Hut site, Macha Ghrianáin, Co. Kerry
Co. Kerry |
Settlement Sites
In the townland of Macha Ghrianáin in County Kerry, the remains of an ancient hut site preserve the faint outline of a life once lived close to the land.
These modest structures, reduced over centuries to low stony footprints in the ground, are easy to overlook. They rarely attract the attention given to ring forts or passage tombs, yet they represent the same basic human impulse: shelter, settlement, and the slow accumulation of daily existence in a particular patch of ground.
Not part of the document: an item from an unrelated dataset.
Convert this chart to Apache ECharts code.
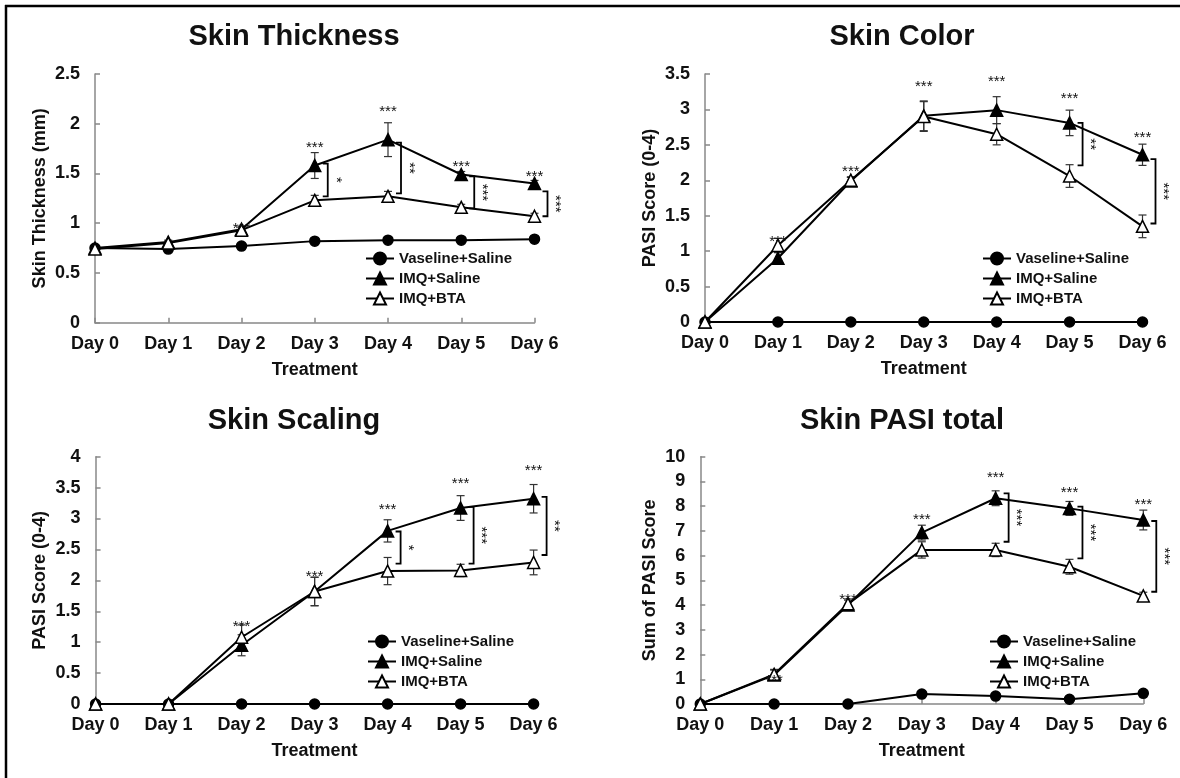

The place-name Macha Ghrianáin carries its own quiet interest. "Macha" in Irish can refer to a milking place or a plain associated with cattle, while "ghrianáin" suggests a sunny bower or a bright elevated spot, perhaps a sun-facing enclosure. The combination hints at a landscape that was once actively managed and inhabited, not simply passed through. Hut sites of this kind, recorded across south-west Kerry, are typically the remnants of simple dry-stone or earthen-walled structures used by farming communities in the early medieval period or possibly earlier, their precise dating often difficult to establish without excavation. They tend to cluster in areas of upland pasture, associated with seasonal transhumance, the old practice of moving livestock to higher ground in summer months.